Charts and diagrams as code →
· · · · · · ·
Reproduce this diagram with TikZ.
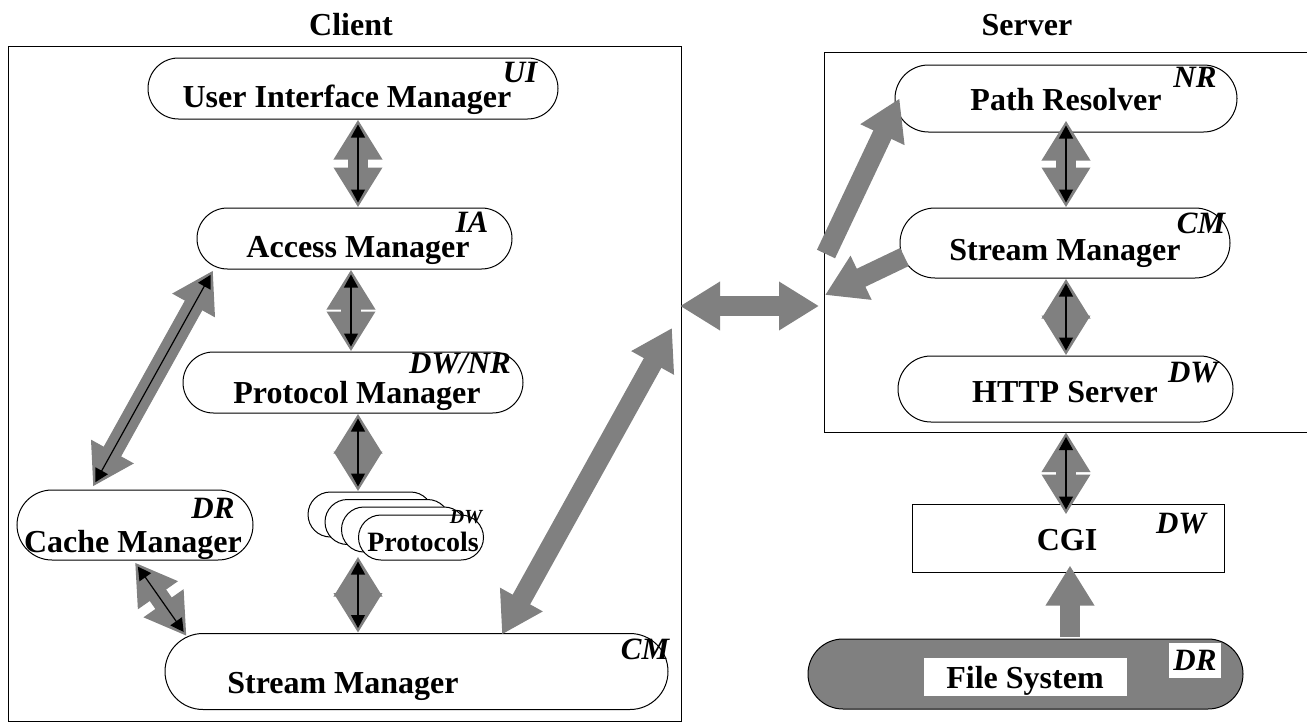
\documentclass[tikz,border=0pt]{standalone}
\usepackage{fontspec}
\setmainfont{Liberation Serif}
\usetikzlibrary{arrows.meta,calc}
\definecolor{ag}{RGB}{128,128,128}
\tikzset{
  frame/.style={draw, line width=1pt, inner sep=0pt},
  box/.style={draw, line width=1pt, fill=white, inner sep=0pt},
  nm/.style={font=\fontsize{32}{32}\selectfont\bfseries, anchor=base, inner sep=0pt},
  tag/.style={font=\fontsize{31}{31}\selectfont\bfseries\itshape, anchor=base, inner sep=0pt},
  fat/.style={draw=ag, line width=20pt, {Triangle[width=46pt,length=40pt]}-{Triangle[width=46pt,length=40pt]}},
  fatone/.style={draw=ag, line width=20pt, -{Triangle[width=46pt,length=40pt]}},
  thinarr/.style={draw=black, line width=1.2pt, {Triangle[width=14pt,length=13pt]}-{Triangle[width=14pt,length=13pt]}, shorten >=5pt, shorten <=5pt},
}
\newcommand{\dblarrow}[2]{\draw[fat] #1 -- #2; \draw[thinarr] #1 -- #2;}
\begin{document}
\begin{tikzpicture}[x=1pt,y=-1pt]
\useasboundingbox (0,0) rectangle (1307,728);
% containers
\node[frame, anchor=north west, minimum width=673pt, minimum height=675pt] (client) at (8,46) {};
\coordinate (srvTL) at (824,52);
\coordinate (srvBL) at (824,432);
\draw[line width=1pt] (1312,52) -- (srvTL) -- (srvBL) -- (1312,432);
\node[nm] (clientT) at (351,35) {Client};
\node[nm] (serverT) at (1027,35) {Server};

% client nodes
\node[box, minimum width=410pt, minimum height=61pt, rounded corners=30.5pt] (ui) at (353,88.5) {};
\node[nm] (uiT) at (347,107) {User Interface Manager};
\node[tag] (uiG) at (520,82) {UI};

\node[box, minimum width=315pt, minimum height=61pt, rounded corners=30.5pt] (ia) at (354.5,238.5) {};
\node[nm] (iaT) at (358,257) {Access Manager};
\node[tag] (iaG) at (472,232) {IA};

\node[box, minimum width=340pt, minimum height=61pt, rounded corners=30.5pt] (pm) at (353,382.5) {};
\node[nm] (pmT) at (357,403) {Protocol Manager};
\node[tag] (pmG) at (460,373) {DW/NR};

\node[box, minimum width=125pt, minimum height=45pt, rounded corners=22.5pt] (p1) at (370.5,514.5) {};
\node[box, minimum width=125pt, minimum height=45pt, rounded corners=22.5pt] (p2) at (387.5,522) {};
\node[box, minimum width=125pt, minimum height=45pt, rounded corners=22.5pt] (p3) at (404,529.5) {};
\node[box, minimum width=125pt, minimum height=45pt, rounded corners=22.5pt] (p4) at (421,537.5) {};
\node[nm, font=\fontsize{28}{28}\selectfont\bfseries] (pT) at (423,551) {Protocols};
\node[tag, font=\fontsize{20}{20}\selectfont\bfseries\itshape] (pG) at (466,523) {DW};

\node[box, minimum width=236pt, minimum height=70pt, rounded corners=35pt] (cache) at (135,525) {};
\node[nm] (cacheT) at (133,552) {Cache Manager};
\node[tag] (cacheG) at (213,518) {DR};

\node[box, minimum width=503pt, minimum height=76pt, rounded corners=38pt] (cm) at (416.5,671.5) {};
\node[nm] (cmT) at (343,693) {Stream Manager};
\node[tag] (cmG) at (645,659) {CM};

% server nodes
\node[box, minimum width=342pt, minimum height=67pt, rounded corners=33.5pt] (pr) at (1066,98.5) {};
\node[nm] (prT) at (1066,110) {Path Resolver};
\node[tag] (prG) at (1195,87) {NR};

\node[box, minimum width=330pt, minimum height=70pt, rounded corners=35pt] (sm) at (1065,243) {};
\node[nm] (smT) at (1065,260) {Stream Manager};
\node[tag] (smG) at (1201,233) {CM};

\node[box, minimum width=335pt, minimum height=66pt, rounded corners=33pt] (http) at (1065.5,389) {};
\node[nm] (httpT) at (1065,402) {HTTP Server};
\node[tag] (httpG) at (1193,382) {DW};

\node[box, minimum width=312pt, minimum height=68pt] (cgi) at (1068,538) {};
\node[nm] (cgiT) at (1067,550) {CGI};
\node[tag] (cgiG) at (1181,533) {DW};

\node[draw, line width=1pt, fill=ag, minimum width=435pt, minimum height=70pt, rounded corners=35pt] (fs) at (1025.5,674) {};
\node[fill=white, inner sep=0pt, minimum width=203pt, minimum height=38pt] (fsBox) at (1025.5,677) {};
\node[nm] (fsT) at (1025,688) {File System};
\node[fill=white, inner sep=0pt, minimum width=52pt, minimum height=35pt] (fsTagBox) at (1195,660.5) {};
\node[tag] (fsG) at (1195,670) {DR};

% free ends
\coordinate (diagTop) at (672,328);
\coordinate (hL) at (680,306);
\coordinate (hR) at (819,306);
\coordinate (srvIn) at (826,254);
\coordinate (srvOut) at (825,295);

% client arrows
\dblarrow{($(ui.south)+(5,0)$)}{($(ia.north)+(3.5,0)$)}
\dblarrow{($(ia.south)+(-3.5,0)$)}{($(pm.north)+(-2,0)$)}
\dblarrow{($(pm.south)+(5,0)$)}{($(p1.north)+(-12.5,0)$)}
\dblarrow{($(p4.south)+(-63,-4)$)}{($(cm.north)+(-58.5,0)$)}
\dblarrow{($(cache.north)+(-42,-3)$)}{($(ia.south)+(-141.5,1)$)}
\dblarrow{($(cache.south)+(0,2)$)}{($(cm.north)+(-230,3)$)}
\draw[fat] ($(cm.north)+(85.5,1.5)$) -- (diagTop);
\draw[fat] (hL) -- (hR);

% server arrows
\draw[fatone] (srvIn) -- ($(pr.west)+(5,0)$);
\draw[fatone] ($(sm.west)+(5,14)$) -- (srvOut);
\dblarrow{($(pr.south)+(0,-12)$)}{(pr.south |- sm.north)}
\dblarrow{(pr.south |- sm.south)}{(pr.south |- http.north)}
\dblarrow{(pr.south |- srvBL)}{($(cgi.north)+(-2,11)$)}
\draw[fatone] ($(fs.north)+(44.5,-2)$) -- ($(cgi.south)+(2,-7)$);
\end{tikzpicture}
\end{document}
· · · · · · ·
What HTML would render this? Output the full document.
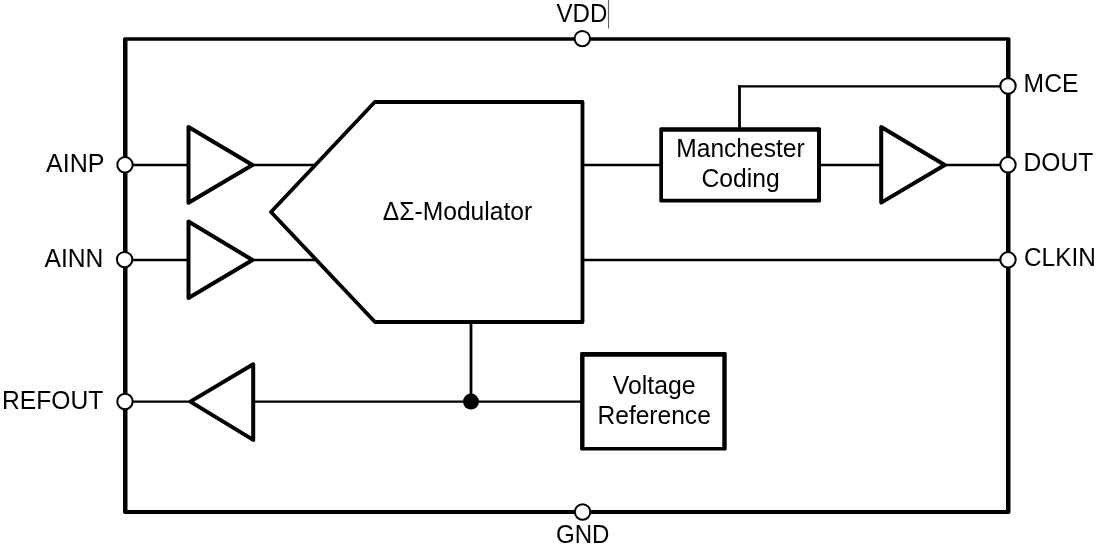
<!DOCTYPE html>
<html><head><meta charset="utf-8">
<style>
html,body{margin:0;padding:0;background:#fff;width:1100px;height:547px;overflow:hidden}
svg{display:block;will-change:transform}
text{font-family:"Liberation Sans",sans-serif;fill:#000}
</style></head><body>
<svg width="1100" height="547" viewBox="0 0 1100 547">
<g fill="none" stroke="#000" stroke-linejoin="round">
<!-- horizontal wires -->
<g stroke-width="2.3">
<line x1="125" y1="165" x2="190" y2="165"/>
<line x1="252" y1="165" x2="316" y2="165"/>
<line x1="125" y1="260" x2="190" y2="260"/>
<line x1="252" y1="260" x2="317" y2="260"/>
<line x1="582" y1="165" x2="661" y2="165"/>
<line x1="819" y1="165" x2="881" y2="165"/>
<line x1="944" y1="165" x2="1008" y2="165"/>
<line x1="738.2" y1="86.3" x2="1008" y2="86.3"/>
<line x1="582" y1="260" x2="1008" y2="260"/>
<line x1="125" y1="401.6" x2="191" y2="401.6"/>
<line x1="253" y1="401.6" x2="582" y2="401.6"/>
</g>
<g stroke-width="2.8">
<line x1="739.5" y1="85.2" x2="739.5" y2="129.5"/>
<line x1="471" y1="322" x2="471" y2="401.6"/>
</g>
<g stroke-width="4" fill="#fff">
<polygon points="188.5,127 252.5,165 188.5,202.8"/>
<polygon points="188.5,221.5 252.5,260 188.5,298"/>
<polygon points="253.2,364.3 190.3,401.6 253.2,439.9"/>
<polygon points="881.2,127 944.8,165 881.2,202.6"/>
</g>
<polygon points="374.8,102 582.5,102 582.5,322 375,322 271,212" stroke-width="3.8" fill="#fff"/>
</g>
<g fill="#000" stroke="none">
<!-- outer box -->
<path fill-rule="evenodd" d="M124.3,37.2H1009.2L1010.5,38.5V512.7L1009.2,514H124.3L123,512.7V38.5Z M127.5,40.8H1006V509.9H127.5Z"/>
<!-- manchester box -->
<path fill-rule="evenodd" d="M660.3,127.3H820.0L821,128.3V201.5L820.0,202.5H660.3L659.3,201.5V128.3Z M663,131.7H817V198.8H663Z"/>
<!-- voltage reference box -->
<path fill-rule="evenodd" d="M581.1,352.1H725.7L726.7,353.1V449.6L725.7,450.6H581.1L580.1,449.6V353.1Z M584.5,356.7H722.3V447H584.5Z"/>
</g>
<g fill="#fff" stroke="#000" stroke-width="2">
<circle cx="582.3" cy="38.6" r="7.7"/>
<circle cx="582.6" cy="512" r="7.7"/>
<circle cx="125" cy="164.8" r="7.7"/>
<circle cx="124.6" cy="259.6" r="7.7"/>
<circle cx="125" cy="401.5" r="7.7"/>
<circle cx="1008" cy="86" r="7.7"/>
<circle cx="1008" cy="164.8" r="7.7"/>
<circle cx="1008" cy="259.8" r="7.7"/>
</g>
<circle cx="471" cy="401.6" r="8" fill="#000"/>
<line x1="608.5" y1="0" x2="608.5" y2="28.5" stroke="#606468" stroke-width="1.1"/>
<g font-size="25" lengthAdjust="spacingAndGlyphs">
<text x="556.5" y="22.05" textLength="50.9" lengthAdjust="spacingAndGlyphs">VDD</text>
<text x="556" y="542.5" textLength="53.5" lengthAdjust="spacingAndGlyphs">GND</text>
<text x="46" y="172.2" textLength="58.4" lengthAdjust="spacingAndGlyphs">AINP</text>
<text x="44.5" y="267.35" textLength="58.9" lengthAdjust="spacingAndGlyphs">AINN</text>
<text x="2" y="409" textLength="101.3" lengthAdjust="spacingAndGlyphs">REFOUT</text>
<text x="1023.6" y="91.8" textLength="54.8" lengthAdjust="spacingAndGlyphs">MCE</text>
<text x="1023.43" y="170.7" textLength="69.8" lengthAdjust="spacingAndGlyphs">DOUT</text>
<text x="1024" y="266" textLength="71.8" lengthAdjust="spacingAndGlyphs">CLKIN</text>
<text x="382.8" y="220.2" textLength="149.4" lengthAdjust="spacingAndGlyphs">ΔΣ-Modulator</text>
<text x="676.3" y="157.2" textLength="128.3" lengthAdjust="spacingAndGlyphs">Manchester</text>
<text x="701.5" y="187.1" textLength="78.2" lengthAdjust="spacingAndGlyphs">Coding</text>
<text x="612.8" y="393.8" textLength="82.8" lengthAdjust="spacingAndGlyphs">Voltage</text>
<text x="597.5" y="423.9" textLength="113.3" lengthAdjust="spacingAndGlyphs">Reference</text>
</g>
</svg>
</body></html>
· · · · · · ·
Objective → Copy each line of the data above that holds "this".

Worked solution →
Reproduce this diagram with TikZ.
What HTML would render this? Output the full document.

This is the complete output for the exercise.